As I write this we are still in the middle of making changes in our family. Kody and I both read Habits of the Household by Justin Whitmel Early and it was hands down the most entertaining, relatable, and applicable book I have read this year. I am also waiting for Kody to finish rereading The 3 Big Questions for a Frantic Family by Patrick Lencioni. This book helps us draw a target for our family to aim for, instead of shooting an arrow and drawing the target wherever it lands.


I wanted to write this blog post about parenting in today’s world with real disruptive circumstances because that is where I am growing a lot and where I need to grow more.
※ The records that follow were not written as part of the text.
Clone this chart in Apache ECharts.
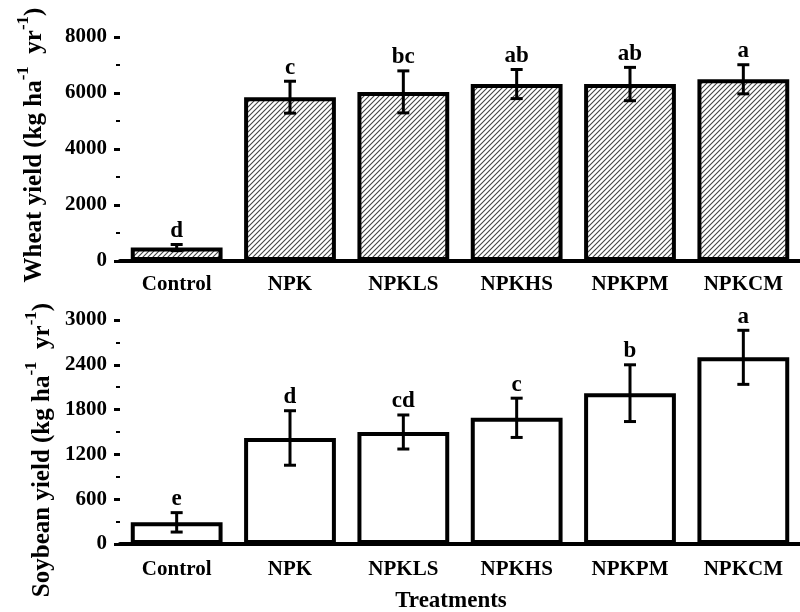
<!DOCTYPE html>
<html>
<head>
<meta charset="utf-8">
<script src="https://cdn.jsdelivr.net/npm/echarts@6/dist/echarts.min.js"></script>
<style>
  html, body { margin: 0; padding: 0; background: #fff; }
  #main { width: 800px; height: 612px; }
</style>
</head>
<body>
<div id="main"></div>
<script>
// treatments
const treatments = ["Control", "NPK", "NPKLS", "NPKHS", "NPKPM", "NPKCM"];

// wheat yield (kg ha-1 yr-1)
const wheatMean = [480, 5850, 6040, 6320, 6320, 6490];
const wheatErr = [110, 570, 750, 520, 595, 520];
const wheatLetters = ["d", "c", "bc", "ab", "ab", "a"];

// soybean yield (kg ha-1 yr-1)
const soyMean = [290, 1420, 1500, 1690, 2020, 2500];
const soyErr = [130, 365, 228, 263, 380, 362];
const soyLetters = ["e", "d", "cd", "c", "b", "a"];

const FONT = "Liberation Serif";

// diagonal hatch for wheat bars
const makeHatch = () => {
    const c = document.createElement("canvas");
    const s = 5;
    c.width = s;
    c.height = s;
    const ctx = c.getContext("2d");
    ctx.fillStyle = "#fff";
    ctx.fillRect(0, 0, s, s);
    ctx.strokeStyle = "#444";
    ctx.lineWidth = 1.1;
    ctx.beginPath();
    ctx.moveTo(-1, s + 1);
    ctx.lineTo(s + 1, -1);
    ctx.moveTo(-1, 1);
    ctx.lineTo(1, -1);
    ctx.moveTo(s - 1, s + 1);
    ctx.lineTo(s + 1, s - 1);
    ctx.stroke();
    return c;
};

const axisCommon = {
    axisLine: { lineStyle: { color: "#000", width: 4 } },
    axisLabel: { color: "#000", fontFamily: FONT, fontWeight: "bold", fontSize: 21 },
};

const xAxisOf = (gridIndex, margin) => ({
    type: "category",
    gridIndex,
    data: treatments,
    axisTick: { alignWithLabel: true, length: 6, lineStyle: { color: "#000", width: 3 } },
    ...axisCommon,
    axisLabel: { ...axisCommon.axisLabel, margin },
});

const yAxisOf = (gridIndex, max, interval) => ({
    type: "value",
    gridIndex,
    min: 0,
    max,
    interval,
    splitLine: { show: false },
    axisTick: { show: true, length: 6, lineStyle: { color: "#000", width: 3 } },
    minorTick: { show: true, splitNumber: 2, length: 4, lineStyle: { color: "#000", width: 2 } },
    ...axisCommon,
    axisLabel: { ...axisCommon.axisLabel, margin: 13, formatter: (v) => String(v) },
});

// error bars + significance letters
const errorSeries = (idx, mean, err, letters) => ({
    type: "custom",
    xAxisIndex: idx,
    yAxisIndex: idx,
    data: mean.map((m, i) => [i, m, err[i]]),
    z: 5,
    renderItem: (params, api) => {
        const i = api.value(0);
        const m = api.value(1);
        const e = api.value(2);
        const top = api.coord([i, m + e]);
        const bot = api.coord([i, m - e]);
        const w = 6;
        const ls = { stroke: "#000", lineWidth: 3 };
        return {
            type: "group",
            children: [
                { type: "line", shape: { x1: top[0], y1: top[1], x2: bot[0], y2: bot[1] }, style: ls },
                { type: "line", shape: { x1: top[0] - w, y1: top[1], x2: top[0] + w, y2: top[1] }, style: ls },
                { type: "line", shape: { x1: bot[0] - w, y1: bot[1], x2: bot[0] + w, y2: bot[1] }, style: ls },
                {
                    type: "text",
                    x: top[0],
                    y: top[1] - 2,
                    style: {
                        text: letters[i],
                        fill: "#000",
                        font: "bold 23px " + FONT,
                        align: "center",
                        verticalAlign: "bottom",
                    },
                },
            ],
        };
    },
});

const nameRich = {
    n: { fontFamily: FONT, fontWeight: "bold", fontSize: 25, lineHeight: 32, verticalAlign: "bottom", fill: "#000" },
    s: { fontFamily: FONT, fontWeight: "bold", fontSize: 17, lineHeight: 32, verticalAlign: "top", fill: "#000" },
};

const chart = echarts.init(document.getElementById("main"), null, { renderer: "canvas" });
chart.setOption({
    animation: false,
    backgroundColor: "#fff",
    grid: [
        { left: 120, top: 37, width: 687, height: 224 },
        { left: 120, top: 320, width: 687, height: 224 },
    ],
    xAxis: [xAxisOf(0, 13), xAxisOf(1, 15)],
    yAxis: [yAxisOf(0, 8000, 2000), yAxisOf(1, 3000, 600)],
    series: [
        {
            type: "bar",
            xAxisIndex: 0,
            yAxisIndex: 0,
            data: wheatMean,
            barCategoryGap: "19%",
            itemStyle: {
                color: { image: makeHatch(), repeat: "repeat" },
                borderColor: "#000",
                borderWidth: 4,
            },
        },
        errorSeries(0, wheatMean, wheatErr, wheatLetters),
        {
            type: "bar",
            xAxisIndex: 1,
            yAxisIndex: 1,
            data: soyMean,
            barCategoryGap: "19%",
            itemStyle: { color: "#fff", borderColor: "#000", borderWidth: 4 },
        },
        errorSeries(1, soyMean, soyErr, soyLetters),
    ],
    graphic: [
        {
            type: "text",
            x: 31,
            y: 145,
            rotation: Math.PI / 2,
            style: {
                text: "{n|Wheat yield (kg ha}{s|-1}{n|  yr}{s|-1}{n|)}",
                rich: nameRich,
                align: "center",
                verticalAlign: "middle",
            },
        },
        {
            type: "text",
            x: 39,
            y: 450,
            rotation: Math.PI / 2,
            style: {
                text: "{n|Soybean yield (kg ha}{s|-1}{n|  yr}{s|-1}{n|)}",
                rich: nameRich,
                align: "center",
                verticalAlign: "middle",
            },
        },
        {
            type: "text",
            x: 451,
            y: 601,
            style: {
                text: "Treatments",
                font: "bold 23px " + FONT,
                fill: "#000",
                align: "center",
                verticalAlign: "middle",
            },
        },
    ],
});
</script>
</body>
</html>
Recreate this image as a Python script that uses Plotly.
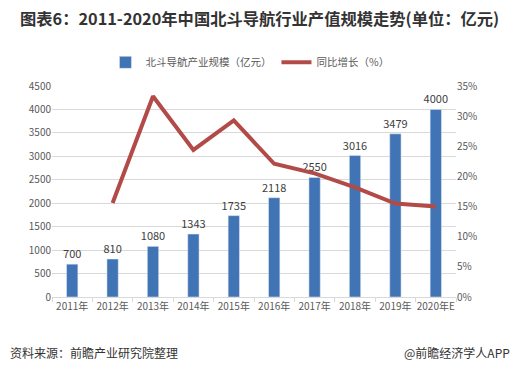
import plotly.graph_objects as go

years = ["2011年", "2012年", "2013年", "2014年", "2015年", "2016年", "2017年", "2018年", "2019年", "2020年E"]
scale = [700, 810, 1080, 1343, 1735, 2118, 2550, 3016, 3479, 4000]
growth_years = years[1:]
growth = [0.156, 0.333, 0.244, 0.293, 0.221, 0.205, 0.182, 0.155, 0.150]

FONT = "Noto Sans CJK SC, Microsoft YaHei, sans-serif"

fig = go.Figure()
fig.add_trace(go.Bar(
    x=years, y=scale, name="北斗导航产业规模（亿元）",
    marker=dict(color="#4174B4"), width=0.28,
    text=[str(v) for v in scale], textposition="outside", constraintext="none",
    textfont=dict(size=11, color="#404040", family=FONT),
    cliponaxis=False,
))
fig.add_trace(go.Scatter(
    x=growth_years, y=growth, name="同比增长（%）", yaxis="y2",
    mode="lines", line=dict(color="#B24B48", width=4),
))

fig.update_layout(
    width=518, height=375,
    margin=dict(l=52, r=62, t=86, b=78),
    paper_bgcolor="white", plot_bgcolor="white",
    font=dict(family=FONT, size=10, color="#595959"),
    showlegend=True,
    legend=dict(orientation="h", x=0.49, xanchor="center", y=1.112, yanchor="middle",
                font=dict(size=10.5, color="#595959", family=FONT), itemwidth=30,
                bgcolor="rgba(0,0,0,0)"),
    bargap=0.5,
    xaxis=dict(type="category", showgrid=False, showline=True, linecolor="#D9D9D9",
               ticks="outside", tickson="boundaries", ticklen=4, tickcolor="#D9D9D9",
               tickangle=0, tickfont=dict(size=10, color="#595959")),
    yaxis=dict(range=[0, 4500], dtick=500, showgrid=True, gridcolor="#D9D9D9",
               zeroline=False, showline=False, tickfont=dict(size=10, color="#595959")),
    yaxis2=dict(range=[0, 0.35], dtick=0.05, tickformat=".0%", overlaying="y", side="right",
                showgrid=False, zeroline=False, showline=False,
                tickfont=dict(size=10, color="#595959")),
    annotations=[
        dict(text="<b>图表6：2011-2020年中国北斗导航行业产值规模走势(单位：亿元)</b>",
             xref="paper", yref="paper", x=-34/404, y=(297-18)/211, xanchor="left", yanchor="middle",
             showarrow=False, font=dict(size=16.3, color="#333333", family=FONT)),
        dict(text="资料来源：前瞻产业研究院整理",
             xref="paper", yref="paper", x=-44/404, y=(297-352)/211, xanchor="left", yanchor="middle",
             showarrow=False, font=dict(size=12, color="#333333", family=FONT)),
        dict(text="@前瞻经济学人APP",
             xref="paper", yref="paper", x=(512-52)/404, y=(297-352)/211, xanchor="right", yanchor="middle",
             showarrow=False, font=dict(size=12, color="#333333", family=FONT)),
    ],
)

fig.write_html("out.html", config={"displayModeBar": False},
               post_script="document.body.style.margin='0';")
It continues to be my goal to produce content that is real, relatable, and human. Sometimes missionaries (or anyone who works in a religious vocation) can get a reputation of maybe not perfection, but at least a little holier than average. I want to shout from the rooftops that I am human. I am human and I need Jesus as much as any other human. I need Jesus to continue to lead our family and influence my parenting. I need to learn from other humans who have walked this road, because I too have had times of great parenting, and parenting fails. I had let my kids get addicted to screens when we were sick, tired, or just busy. Just like I held Ezra’s hand and stepped into the sunshine (and a hamster funeral), I need Jesus to hold my hand and lead me into what He has for our family.